### Information supplied
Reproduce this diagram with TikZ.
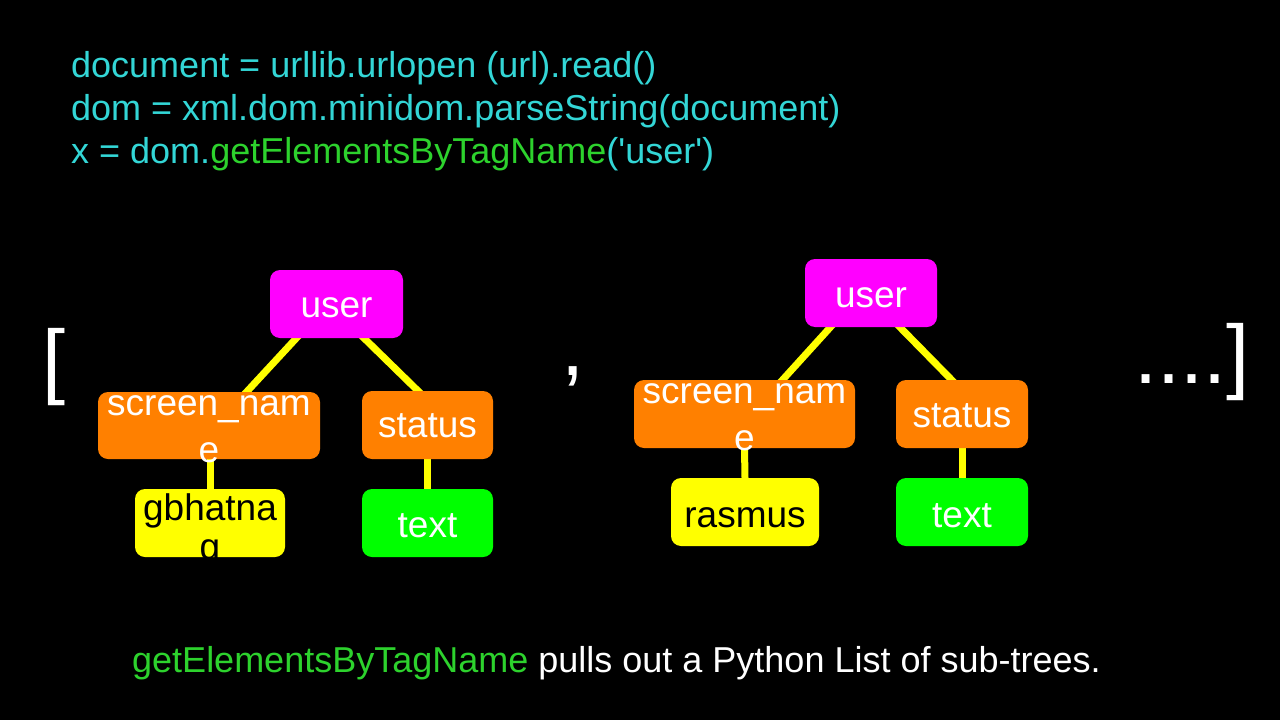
\documentclass[tikz,border=0pt]{standalone}
\usepackage{fontspec}
\setmainfont{Liberation Sans}
\usetikzlibrary{backgrounds}

\definecolor{codecyan}{RGB}{51,214,214}
\definecolor{codegreen}{RGB}{45,210,45}
\definecolor{usercol}{RGB}{255,0,255}
\definecolor{tagcol}{RGB}{255,128,0}
\definecolor{valcol}{RGB}{255,255,0}
\definecolor{textcol}{RGB}{0,255,0}
\definecolor{linkyellow}{RGB}{255,255,0}

% box label: baseline of first line raised by #2, line spacing #1
\newcommand{\tlbl}[3][45pt]{\smash{\raisebox{#2}{\vtop{\baselineskip=#1\relax\halign{\hfil##\hfil\cr#3\crcr}}}}}

\begin{document}
\begin{tikzpicture}[x=1pt,y=-1pt,
    tbox/.style={rounded corners=10pt,inner sep=0pt,minimum width=#1,minimum height=68pt,
      font=\fontsize{37}{45}\selectfont,text=white},
    link/.style={line width=7pt,draw=linkyellow},
    code/.style={anchor=base west,inner sep=0pt,font=\fontsize{36}{43}\selectfont,text=codecyan},
    brkt/.style={anchor=base west,inner sep=0pt,font=\fontsize{83}{90}\selectfont,text=white}]
    % background
    \begin{scope}[on background layer]
      \fill[black] (0,0) rectangle (1280,720);
    \end{scope}

    % code lines
    \node[code] (code1) at (71,77) {document = urllib.urlopen (url).read()};
    \node[code] (code2) at (71,120) {dom = xml.dom.minidom.parseString(document)};
    \node[code] (code3) at (71,163) {x = dom.{\color{codegreen}getElementsByTagName}(\textquotesingle user\textquotesingle)};

    % list brackets
    \node[brkt] (lbr) at (42.5,388) {[};
    \node[brkt] (comma) at (561,375) {,};
    \node[brkt,anchor=base east] (rbr) at (1249.5,383) {....]};

    % first sub-tree
    \node[tbox=133pt,fill=usercol] (u1) at (336.5,304) {\tlbl{-13pt}{user}};
    \node[tbox=222pt,fill=tagcol,minimum height=67pt] (sn1) at (209,425.5) {\tlbl[47pt]{10.5pt}{screen\_nam\cr e}};
    \node[tbox=131pt,fill=tagcol] (st1) at (427.5,425) {\tlbl{-12pt}{status}};
    \node[tbox=150pt,fill=valcol,text=black] (g1) at (210,523) {\tlbl[39pt]{3pt}{gbhatna\cr g}};
    \node[tbox=131pt,fill=textcol] (tx1) at (427.5,523) {\tlbl{-14pt}{text}};

    % second sub-tree
    \node[tbox=132pt,fill=usercol] (u2) at (871,293) {\tlbl{-14pt}{user}};
    \node[tbox=221pt,fill=tagcol] (sn2) at (744.5,414) {\tlbl[47pt]{11pt}{screen\_nam\cr e}};
    \node[tbox=132pt,fill=tagcol] (st2) at (962,414) {\tlbl{-13pt}{status}};
    \node[tbox=148pt,fill=valcol,text=black] (r2) at (745,512) {\tlbl{-15pt}{rasmus}};
    \node[tbox=132pt,fill=textcol] (tx2) at (962,512) {\tlbl{-15pt}{text}};

    % links, behind the boxes
    \begin{scope}[on background layer]
      \draw[link] ([xshift=-36.5pt,yshift=4pt]u1.south) -- ([xshift=34pt,yshift=-4pt]sn1.north);
      \draw[link] ([xshift=23.5pt,yshift=4pt]u1.south) -- ([xshift=-5.5pt,yshift=-4pt]st1.north);
      \draw[link] ([xshift=1pt]sn1.south) -- (g1.north);
      \draw[link] (st1.south) -- (tx1.north);
      \draw[link] ([xshift=-37pt,yshift=4pt]u2.south) -- ([xshift=34.5pt,yshift=-4pt]sn2.north);
      \draw[link] ([xshift=25pt,yshift=4pt]u2.south) -- ([xshift=-6.5pt,yshift=-4pt]st2.north);
      \draw[link] (sn2.south) -- (r2.north);
      \draw[link] (st2.south) -- (tx2.north);
    \end{scope}

    % caption
    \node[code,text=white] (cap) at (132,672) {{\color{codegreen}getElementsByTagName} pulls out a Python List of sub-trees.};
\end{tikzpicture}
\end{document}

### Request
Return nothing but the lines running from the start of the data to the line with "east] (rbr) at", please, both ends included and no pictures.

### The answer
Reproduce this diagram with TikZ.
\documentclass[tikz,border=0pt]{standalone}
\usepackage{fontspec}
\setmainfont{Liberation Sans}
\usetikzlibrary{backgrounds}

\definecolor{codecyan}{RGB}{51,214,214}
\definecolor{codegreen}{RGB}{45,210,45}
\definecolor{usercol}{RGB}{255,0,255}
\definecolor{tagcol}{RGB}{255,128,0}
\definecolor{valcol}{RGB}{255,255,0}
\definecolor{textcol}{RGB}{0,255,0}
\definecolor{linkyellow}{RGB}{255,255,0}

% box label: baseline of first line raised by #2, line spacing #1
\newcommand{\tlbl}[3][45pt]{\smash{\raisebox{#2}{\vtop{\baselineskip=#1\relax\halign{\hfil##\hfil\cr#3\crcr}}}}}

\begin{document}
\begin{tikzpicture}[x=1pt,y=-1pt,
    tbox/.style={rounded corners=10pt,inner sep=0pt,minimum width=#1,minimum height=68pt,
      font=\fontsize{37}{45}\selectfont,text=white},
    link/.style={line width=7pt,draw=linkyellow},
    code/.style={anchor=base west,inner sep=0pt,font=\fontsize{36}{43}\selectfont,text=codecyan},
    brkt/.style={anchor=base west,inner sep=0pt,font=\fontsize{83}{90}\selectfont,text=white}]
    % background
    \begin{scope}[on background layer]
      \fill[black] (0,0) rectangle (1280,720);
    \end{scope}

    % code lines
    \node[code] (code1) at (71,77) {document = urllib.urlopen (url).read()};
    \node[code] (code2) at (71,120) {dom = xml.dom.minidom.parseString(document)};
    \node[code] (code3) at (71,163) {x = dom.{\color{codegreen}getElementsByTagName}(\textquotesingle user\textquotesingle)};

    % list brackets
    \node[brkt] (lbr) at (42.5,388) {[};
    \node[brkt] (comma) at (561,375) {,};
    \node[brkt,anchor=base east] (rbr) at (1249.5,383) {....]};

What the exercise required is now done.